Locate each line of the material that contains "this", then return it.

## Begin

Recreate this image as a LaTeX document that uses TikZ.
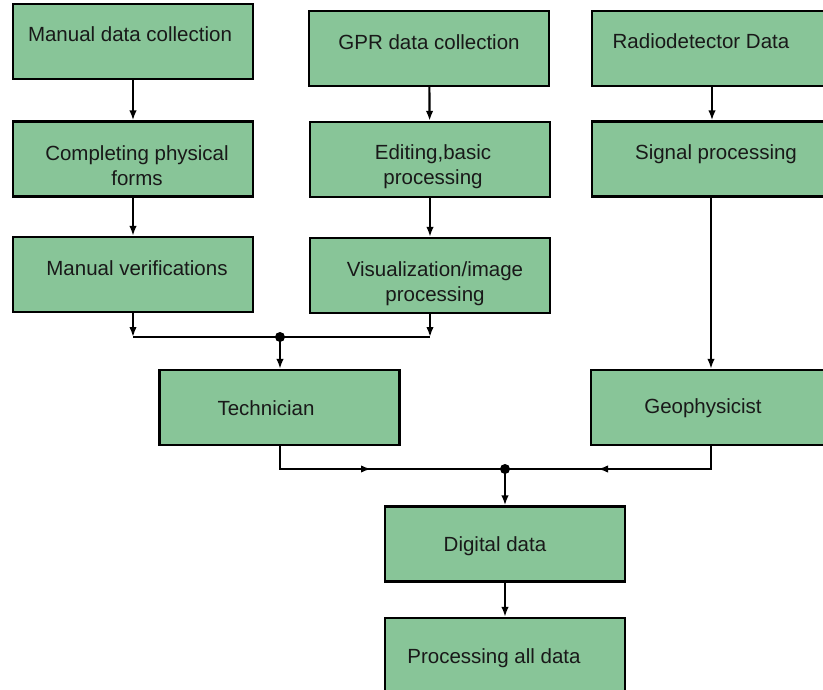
\documentclass[tikz,border=0pt]{standalone}
\usepackage{fontspec}
\setmainfont{Liberation Sans}
\usetikzlibrary{arrows.meta}
\definecolor{boxgreen}{RGB}{136,197,152}
\tikzset{
  x=1pt,y=-1pt,
  box/.style={draw=black,line width=2.3pt,fill=boxgreen,minimum width=240pt,minimum height=75pt,inner sep=0pt},
  lbl/.style={font=\fontsize{20.5}{25}\selectfont,inner sep=0pt,align=center,text=black!90},
  conn/.style={line width=2.2pt,-{Latex[length=10pt,width=7.5pt]}},
  plain/.style={line width=2.2pt},
  dot/.style={circle,fill=black,inner sep=0pt,minimum size=10pt}
}
\begin{document}
\begin{tikzpicture}
\useasboundingbox (0,0) rectangle (823,690);
\clip (0,0) rectangle (823,690);
% boxes
\node[box] (n1) at (133,41.5) {};
\node[box] (n2) at (429,48.5) {};
\node[box] (n3) at (712,48.5) {};
\node[box] (n4) at (133,159) {};
\node[box] (n5) at (430,159.5) {};
\node[box] (n6) at (712,159) {};
\node[box] (n7) at (133,274.5) {};
\node[box] (n8) at (430,275.5) {};
\node[box] (n9) at (279.5,407.5) {};
\node[box] (n10) at (711,407.5) {};
\node[box] (n11) at (505,544) {};
\node[box] (n12) at (505,655.5) {};
% labels
\node[lbl,anchor=base] (t1) at (130,42) {Manual data collection};
\node[lbl,anchor=base] (t2) at (429,50) {GPR data collection};
\node[lbl,anchor=base] (t3) at (701,49) {Radiodetector Data};
\node[lbl] (t4) at (137,166) {Completing physical\\forms};
\node[lbl] (t5) at (433,167) {Editing,basic\\processing};
\node[lbl,anchor=base] (t6) at (716,160) {Signal processing};
\node[lbl,anchor=base] (t7) at (137,276) {Manual verifications};
\node[lbl] (t8) at (435,284) {Visualization/image\\processing};
\node[lbl,anchor=base] (t9) at (266,415) {Technician};
\node[lbl,anchor=base] (t10) at (703,413) {Geophysicist};
\node[lbl,anchor=base] (t11) at (495,551) {Digital data};
\node[lbl,anchor=base] (t12) at (494,663) {Processing all data};
% junctions
\coordinate (h1) at (133,337);
\coordinate (h2) at (430,337);
\node[dot] (j1) at (280,337) {};
\node[dot] (j2) at (505,469) {};
\coordinate (a1) at (371,469);
\coordinate (a1b) at (366,469);
\coordinate (a2) at (598,469);
\coordinate (a2b) at (603,469);
% connectors
\draw[conn] (n1) -- (n4);
\draw[conn] (n2) -- (n5);
\draw[conn] (n3.south -| n6) -- (n6);
\draw[conn] (n4) -- (n7);
\draw[conn] (n5) -- (n8);
\draw[conn] (n6.south -| n10) -- (n10);
\draw[conn] (n7.south) -- (h1);
\draw[conn] (n8.south) -- (h2);
\draw[plain] (h1) -- (h2);
\draw[conn] (j1.center) -- (j1.center |- n9.north);
\draw[conn] (j1.center |- n9.south) |- (a1);
\draw[plain] (a1b) -- (j2.center);
\draw[conn] (n10.south) |- (a2);
\draw[plain] (a2b) -- (j2.center);
\draw[conn] (j2.center) -- (n11.north);
\draw[conn] (n11) -- (n12);
\end{tikzpicture}
\end{document}
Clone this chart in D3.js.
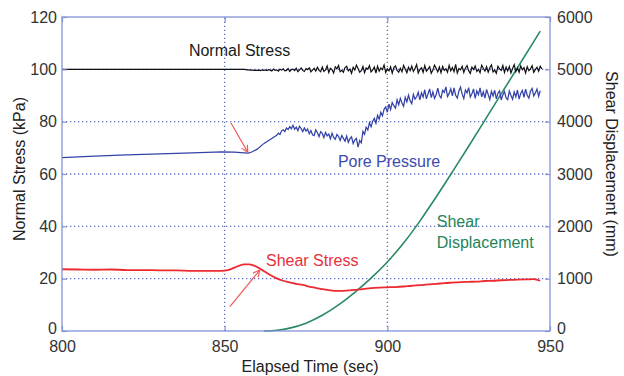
<!DOCTYPE html>
<html><head><meta charset="utf-8">
<script src="https://cdn.jsdelivr.net/npm/d3@7"></script>
<style>body{margin:0;background:#fff}svg{display:block}text{font-family:"Liberation Sans",Arial,sans-serif}</style>
</head><body>
<svg id="c" width="624" height="376"></svg>
<script>
// ---- data ----
const xTicks = [800, 850, 900, 950];
const yTicks = [0, 20, 40, 60, 80, 100, 120];
const y2Ticks = [0, 1000, 2000, 3000, 4000, 5000, 6000];
const gridY = [20, 40, 60, 80, 100];
const gridX = [850, 900];

// Normal stress: flat part, then sampled every 0.5 s from 856
const normalFlatT = [800, 820, 840, 855.5];
const normalFlatV = [100.0, 100.0, 100.0, 100.0];
const normalT0 = 856, normalStep = 0.5;
const normalV = [100, 99.9, 99.8, 99.8, 99.7, 99.7, 99.6, 99.7, 99.6, 99.7, 99.5, 99.8, 99.6,
 99.8, 99.5, 99.9, 99.7, 99.4, 100.1, 99.6, 99.8, 99.3, 100.0, 99.7, 100.2, 99.4, 99.6, 100.3, 99.2, 99.9, 100.1, 99.5, 100.4, 99.1, 99.8, 100.5, 99.6, 99.2, 100.3, 99.9, 100.6, 99.0, 99.7, 100.4, 99.3, 100.8, 99.6, 99.1,
 100.9, 99.2, 99.8, 101.3, 98.8, 100.4, 99.9, 98.6, 101.0, 100.2, 101.5, 99.1, 99.6, 98.9, 100.7, 101.2, 99.4, 100.1, 98.5, 100.8,
 99.7, 101.6, 100.3, 98.9, 99.5, 101.1, 98.7, 100.6, 100.0, 101.4, 99.0, 99.8, 100.9, 98.6, 101.2, 99.3, 100.5, 99.9, 101.7, 98.8,
 100.2, 99.4, 101.0, 98.5, 100.7, 101.3, 99.6, 98.9, 100.4, 99.1, 101.5, 100.0, 98.7, 100.8, 99.5, 101.2, 99.2, 100.3, 101.8, 98.6,
 99.9, 100.6, 98.8, 101.4, 99.3, 100.1, 101.0, 98.5, 99.7, 101.6, 100.4, 99.0, 100.9, 98.7, 101.1, 99.6, 100.2, 98.9, 101.5, 99.4,
 100.7, 99.1, 101.9, 98.6, 100.3, 99.8, 101.2, 98.8, 100.5, 101.4, 99.5, 98.4, 100.8, 99.9, 101.3, 99.2, 100.0, 98.7, 101.6, 100.4,
 99.3, 101.0, 98.9, 100.6, 101.7, 99.0, 99.7, 98.5, 101.2, 100.2, 99.6, 101.5, 98.8, 100.9, 99.4, 101.1, 98.6, 100.3, 101.8, 99.1,
 100.5, 98.9, 101.3, 99.8, 100.7, 98.6, 101.0, 99.5, 100.2, 101.4, 98.8, 99.9, 100.8, 99.3, 101.2, 100.1];

// Pore pressure: smooth part, then sampled every 0.5 s from 866.5
const poreSmoothT = [800, 810, 820, 830, 840, 849, 853, 856, 857.3, 858.5, 860, 862, 864, 866];
const poreSmoothV = [66.3, 66.8, 67.3, 67.7, 68.1, 68.5, 68.4, 68.1, 68.0, 68.5, 69.5, 71.6, 73.2, 74.8];
const poreT0 = 866.5, poreStep = 0.5;
const poreV = [75.6, 75.1, 76.5, 76.9, 76.2, 77.6, 77.0, 78.1,
 77.3, 78.6, 77.1, 77.9, 76.6, 78.2, 77.4, 76.2, 77.6, 76.4,
 77.2, 75.4, 76.6, 75.0, 74.7, 76.9, 75.8, 74.3, 76.2, 75.5, 73.9, 75.9, 74.6, 75.3, 73.4, 75.6, 74.0, 73.3, 75.1, 74.4, 72.8, 74.7, 73.6, 72.5, 74.5, 72.1, 73.5, 74.2, 71.6, 73.0,
 73.6, 70.3, 72.8, 71.9,
 76.3, 75.2, 77.9, 76.8, 79.6, 78.0, 80.2, 81.3, 79.4, 82.4, 81.0, 83.6, 82.2, 84.7, 85.6, 83.6,
 86.7, 84.6, 87.3, 86.1, 85.2, 88.4, 86.5, 88.9, 87.1, 85.9, 89.3, 87.6, 90.1, 88.0, 86.9, 90.4, 88.6, 89.5, 91.2,
 88.3, 91.0, 89.4, 92.2, 88.7, 90.6, 92.5, 89.2, 91.4, 88.9, 90.3, 92.8, 90.0, 89.1, 92.0, 91.2, 93.3, 89.6, 90.8, 92.6, 89.9,
 92.9, 90.1, 89.0, 91.7, 93.2, 90.5, 88.8, 92.1, 91.0, 93.0, 89.4, 90.7, 92.5, 88.9, 91.8, 90.3, 92.9, 89.5, 91.4,
 89.0, 92.3, 90.4, 88.5, 91.6, 89.8, 92.0, 88.7, 90.9, 91.8, 88.3, 90.2, 91.5, 89.1, 88.4, 91.7, 90.0, 88.6, 91.3,
 89.5, 92.1, 88.6, 90.8, 91.9, 89.3, 92.4, 90.1, 89.0, 91.6, 92.7, 89.8, 91.0, 92.5, 89.7, 91.8];

// Shear stress
const shearT = [800, 805, 810, 815, 820, 825, 830, 835, 840, 845, 849, 851, 853, 854.5, 856, 857.5, 859, 860.5, 862, 864, 866, 868, 870, 872, 874, 876, 878, 880, 882.5, 885, 887.5, 890, 892.5, 895, 897.5, 900, 902.5, 905, 907.5, 910, 912.5, 915, 917.5, 920, 922.5, 925, 927.5, 930, 932.5, 935, 937.5, 940, 942.5, 945, 947];
const shearV = [23.6, 23.5, 23.4, 23.5, 23.3, 23.3, 23.2, 23.2, 23.0, 23.0, 23.0, 23.3, 24.2, 25.0, 25.5, 25.5, 25.0, 24.1, 22.9, 21.4, 20.1, 19.2, 18.6, 18.0, 17.6, 17.0, 16.5, 16.0, 15.5, 15.3, 15.4, 15.7, 16.0, 16.4, 16.6, 16.7, 16.8, 17.0, 17.3, 17.5, 17.8, 18.0, 18.3, 18.5, 18.7, 18.8, 18.9, 19.1, 19.2, 19.4, 19.5, 19.6, 19.7, 19.8, 19.2];

// Shear displacement (right axis, mm)
const dispT = [862, 866, 870, 875, 880, 885, 890, 895, 900, 905, 910, 915, 920, 925, 930, 935, 940, 945, 947];
const dispV = [0, 15, 55, 150, 300, 500, 740, 1010, 1320, 1680, 2100, 2560, 3040, 3530, 4030, 4530, 5030, 5530, 5730];

// Annotations (data coordinates)
const labels = [
  {text: "Normal Stress", t: 839, v: 107.4, color: "#1a1a1a"},
  {text: "Pore Pressure", t: 884.8, v: 64.7, color: "#3a4bb0"},
  {text: "Shear Stress", t: 862.7, v: 27.1, color: "#e8303a"},
  {text: "Shear", t: 915.2, v: 41.8, color: "#23855a"},
  {text: "Displacement", t: 915.2, v: 34.1, color: "#23855a"}
];
const arrows = [
  {t1: 851.9, v1: 79.6, t2: 857.1, v2: 68.3},
  {t1: 851.6, v1: 9.3, t2: 860.8, v2: 23.3}
];

// ---- chart ----
const svg = d3.select("#c");
const x = d3.scaleLinear().domain([800, 950]).range([62, 550]);
const y = d3.scaleLinear().domain([0, 120]).range([331, 17]);
const y2 = d3.scaleLinear().domain([0, 6000]).range([331, 17]);
const axisColor = "#8592d4";
const gridColor = "#5f70c8";

// grid
svg.append("g").selectAll("line").data(gridY).join("line")
  .attr("x1", x(800)).attr("x2", x(950)).attr("y1", d => y(d)).attr("y2", d => y(d))
  .attr("stroke", gridColor).attr("stroke-width", 1.3).attr("stroke-dasharray", "1.3,2.7");
svg.append("g").selectAll("line").data(gridX).join("line")
  .attr("y1", y(0)).attr("y2", y(120)).attr("x1", d => x(d)).attr("x2", d => x(d))
  .attr("stroke", gridColor).attr("stroke-width", 1.3).attr("stroke-dasharray", "1.3,2.7");

const zipT = (ts, vs) => ts.map((t, i) => [t, vs[i]]);
const stepPts = (t0, s, vs) => vs.map((v, i) => [t0 + i * s, v]);
const lineLin = d3.line().x(d => x(d[0])).y(d => y(d[1]));
const lineSmooth = d3.line().x(d => x(d[0])).y(d => y(d[1])).curve(d3.curveMonotoneX);

// shear displacement (green)
svg.append("path").datum(zipT(dispT, dispV))
  .attr("d", d3.line().x(d => x(d[0])).y(d => y2(d[1])).curve(d3.curveMonotoneX))
  .attr("fill", "none").attr("stroke", "#2a8a62").attr("stroke-width", 1.6);

// shear stress (red)
svg.append("path").datum(zipT(shearT, shearV))
  .attr("d", lineSmooth)
  .attr("fill", "none").attr("stroke", "#ec2a30").attr("stroke-width", 1.8);

// pore pressure (blue)
svg.append("path").datum(zipT(poreSmoothT, poreSmoothV).concat(stepPts(poreT0, poreStep, poreV)))
  .attr("d", lineLin).attr("fill", "none").attr("stroke", "#3342a8").attr("stroke-width", 1.25);

// normal stress (black)
svg.append("path").datum(zipT(normalFlatT, normalFlatV).concat(stepPts(normalT0, normalStep, normalV)))
  .attr("d", lineLin).attr("fill", "none").attr("stroke", "#111").attr("stroke-width", 1.2);

// arrows
const defs = svg.append("defs");
defs.append("marker").attr("id", "ah").attr("viewBox", "0 0 10 10").attr("refX", 9).attr("refY", 5)
  .attr("markerWidth", 7).attr("markerHeight", 7).attr("orient", "auto")
  .append("path").attr("d", "M1,1 L9,5 L1,9").attr("fill", "none").attr("stroke", "#f05a5a").attr("stroke-width", 1.4);
svg.append("g").selectAll("line").data(arrows).join("line")
  .attr("x1", d => x(d.t1)).attr("y1", d => y(d.v1)).attr("x2", d => x(d.t2)).attr("y2", d => y(d.v2))
  .attr("stroke", "#f05a5a").attr("stroke-width", 1.2).attr("marker-end", "url(#ah)");

// labels
svg.append("g").selectAll("text").data(labels).join("text")
  .attr("x", d => x(d.t)).attr("y", d => y(d.v)).attr("dy", "0.36em")
  .attr("fill", d => d.color).attr("font-size", 16).text(d => d.text);

// axes
function styleAxis(g) {
  g.selectAll(".domain").remove();
  g.selectAll(".tick line").attr("stroke", axisColor).attr("stroke-width", 1.2);
  g.selectAll(".tick text").attr("fill", "#333").attr("font-size", 16);
}
svg.append("g").attr("transform", `translate(${x(800)},0)`)
  .call(d3.axisLeft(y).tickValues(yTicks).tickSize(-5).tickPadding(5).tickFormat(d3.format("d"))).call(styleAxis)
  .call(g => g.selectAll(".tick text").filter(d => d === 0).attr("dy", "0.18em"));
svg.append("g").attr("transform", `translate(${x(950)},0)`)
  .call(d3.axisRight(y2).tickValues(y2Ticks).tickSize(-5).tickPadding(7).tickFormat(d3.format("d"))).call(styleAxis)
  .call(g => g.selectAll(".tick text").filter(d => d === 0).attr("dy", "0.18em"));
svg.append("g").attr("transform", `translate(0,${y(0)})`)
  .call(d3.axisBottom(x).tickValues(xTicks).tickSize(-5).tickPadding(10).tickFormat(d3.format("d"))).call(styleAxis);
// top ticks
svg.append("g").attr("transform", `translate(0,${y(120)})`)
  .call(d3.axisTop(x).tickValues(xTicks).tickSize(-5).tickFormat(""))
  .call(styleAxis);

// box
svg.append("rect").attr("x", x(800)).attr("y", y(120)).attr("width", x(950) - x(800)).attr("height", y(0) - y(120))
  .attr("fill", "none").attr("stroke", axisColor).attr("stroke-width", 1.3);

// titles
svg.append("text").attr("x", 310).attr("y", 366).attr("dy", "0.36em").attr("text-anchor", "middle")
  .attr("font-size", 16).attr("fill", "#222").text("Elapsed Time (sec)");
svg.append("text").attr("transform", "translate(19,169) rotate(-90)").attr("dy", "0.36em").attr("text-anchor", "middle")
  .attr("font-size", 16).attr("fill", "#222").text("Normal Stress (kPa)");
svg.append("text").attr("transform", "translate(612,164) rotate(90)").attr("dy", "0.36em").attr("text-anchor", "middle")
  .attr("font-size", 16).attr("fill", "#222").text("Shear Displacement (mm)");
</script>
</body></html>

## End

▶ **Expected answer**:
Recreate this image as a LaTeX document that uses TikZ.
Clone this chart in D3.js.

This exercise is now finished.